J’ai toujours été une gamine souriante, joyeuse, en y repensant je trouve même que j’étais un peu nunuche et très insouciante. L’insouciance … une amie que j’aurais aimé garder plus longtemps, j’aurais souhaité me blottir contre elle encore un peu, quelques années de plus.Mais la vie en a décidé autrement, je suis entrée au lycée, j’y ai retrouvé mes ami-e-s, et je m’en suis fait d’autres.

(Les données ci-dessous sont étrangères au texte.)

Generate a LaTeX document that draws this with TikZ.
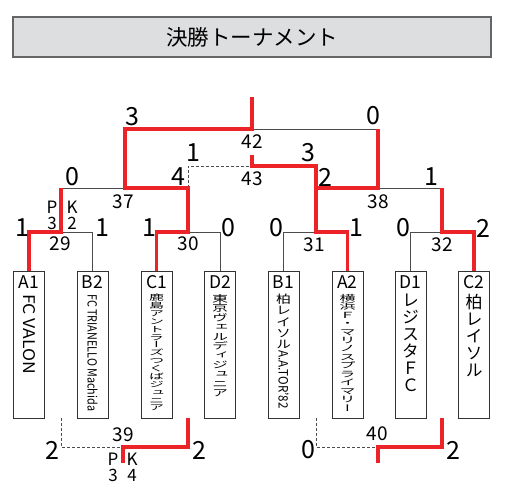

Il m’a tout de suite impressionnée, je venais d’avoir 15 ans, il en avait 17. Il était grand, beau, il parlait fort et faisait rire tout le monde. Moi j’étais plutôt mal dans ma peau, timide et discrète. Nous étions si différents que nous nous sommes tout de suite entendus , il était comme mon frère et j’étais comme sa sœur. Les semaines ont passé et mes sentiments ont évolué avec. Il était mon premier amour, je l’aimais secrètement en étant certaine que jamais, non jamais, il ne pourrait avoir d’autres sentiments pour moi que de l’amitié.

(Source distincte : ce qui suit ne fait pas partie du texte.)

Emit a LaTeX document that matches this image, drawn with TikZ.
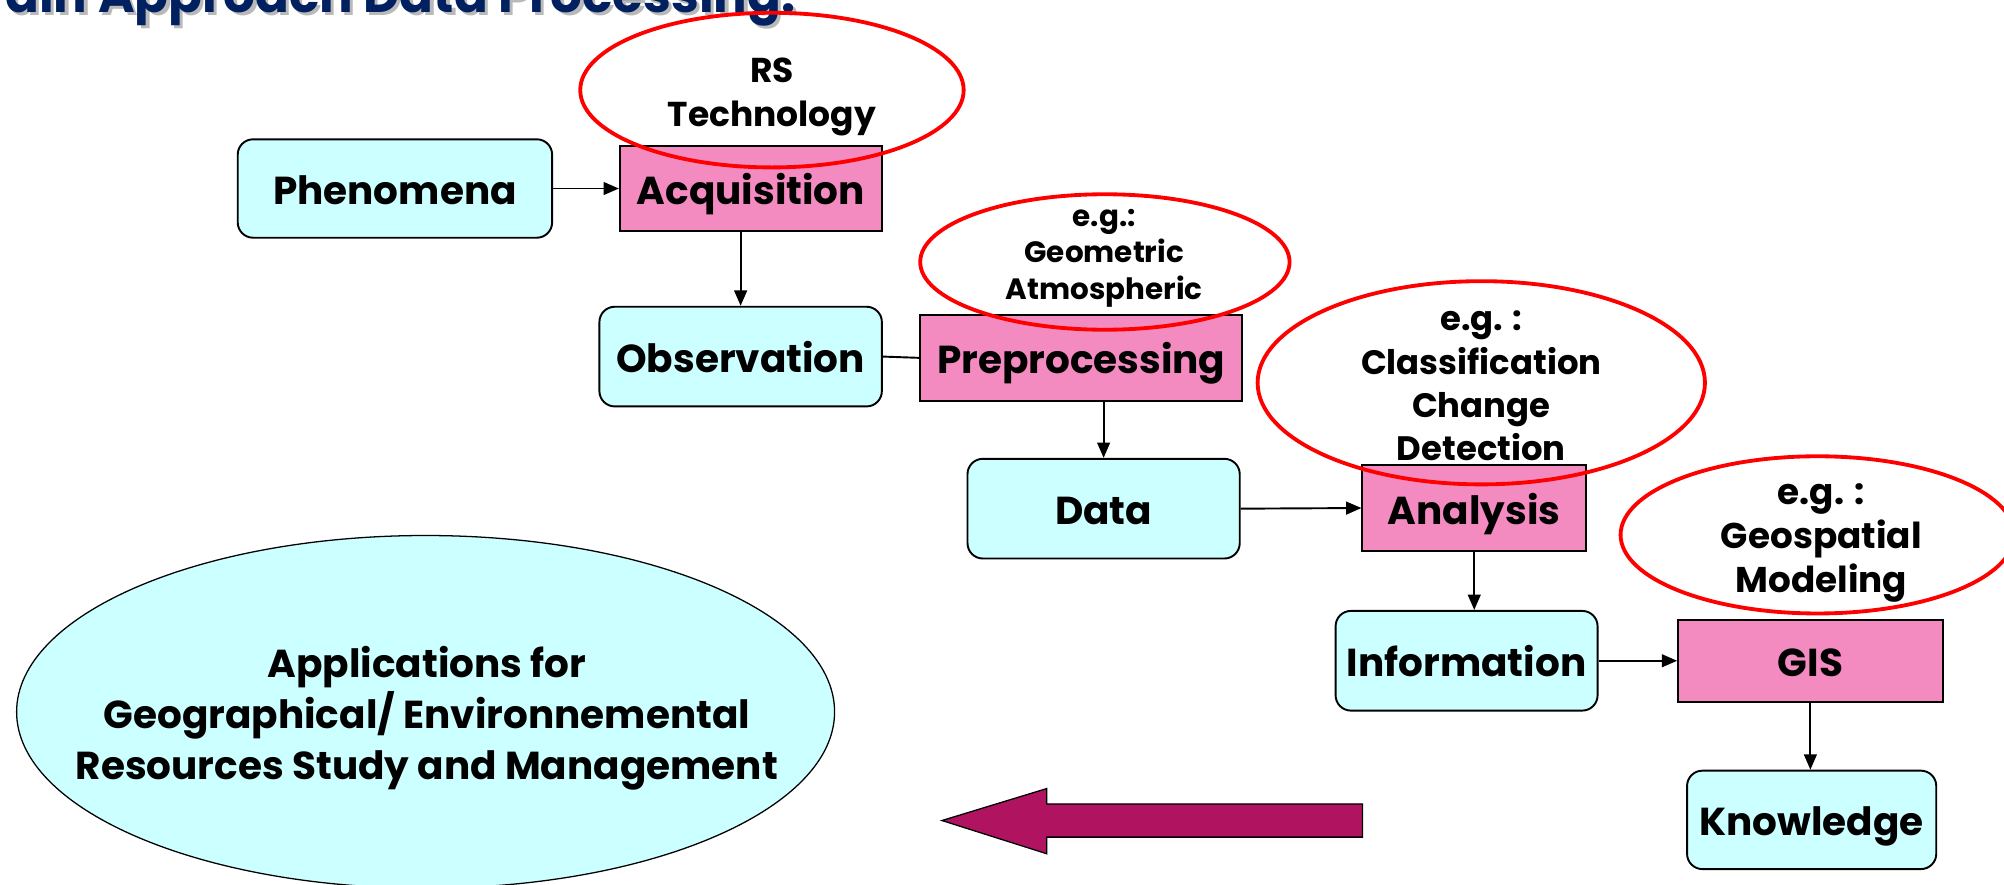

Il a commencé à changer, comme ça, sans que je m’en rende vraiment compte. Il était de mauvaise humeur, il venait de moins en moins souvent en cours. Je me rappelle avoir été surprise de le voir piquer une colère et balancer sa chaise contre un mur. Je ne le reconnaissais plus mais je m’en fichais, parce que je l’aimais. Puis j’ai compris que la limite entre la chaise et moi était très faible, le jour où il m’a donné une gifle pour la première fois.

Ensuite, tout s’est enchaîné très vite. C’était toujours la même chose, il me frappait, me jetait contre le mur, contre des meubles puis il venait s’excuser, et je pardonnais. Je crois que le pire pour moi c’était de me faire humilier en public. Il me tirait les cheveux devant les autres élèves, il me faisait tomber et je masquais ma douleur par un grand sourire. Pour les autres on se chamaillait. A la fin de l’année on s’est quitté en sachant qu’il ne serait plus dans ce lycée l’année suivante. Je ne le verrais plus …j’ai pleuré tout l’été.

Aujourd’hui j’ai vingt-deux ans et je sais que personne n’a le droit de lever la main sur moi. J’ai pardonné, il se droguait, il était jeune et je sais qu’il s’en voudra toujours de m’avoir fait ça. Je le croise quelques fois dans le centre ville, on se dit bonjour, on s’échange quelques banalités, rien de plus en apparence. J’ai toujours un petit pincement au cœur. Dans ses yeux je vois toujours le garçon de 17 ans que j’ai rencontré en entrant au lycée. Il m’a changée. Je n’ai plus jamais été nunuche ou insouciante.

On change tou-te-s. A un moment ou un autre il faut laisser l’enfant que l’on est derrière nous pour grandir. On lui lâche la main pour partir vers de nouvelles aventures.

J’aurais juste voulu rester enfant un peu plus longtemps.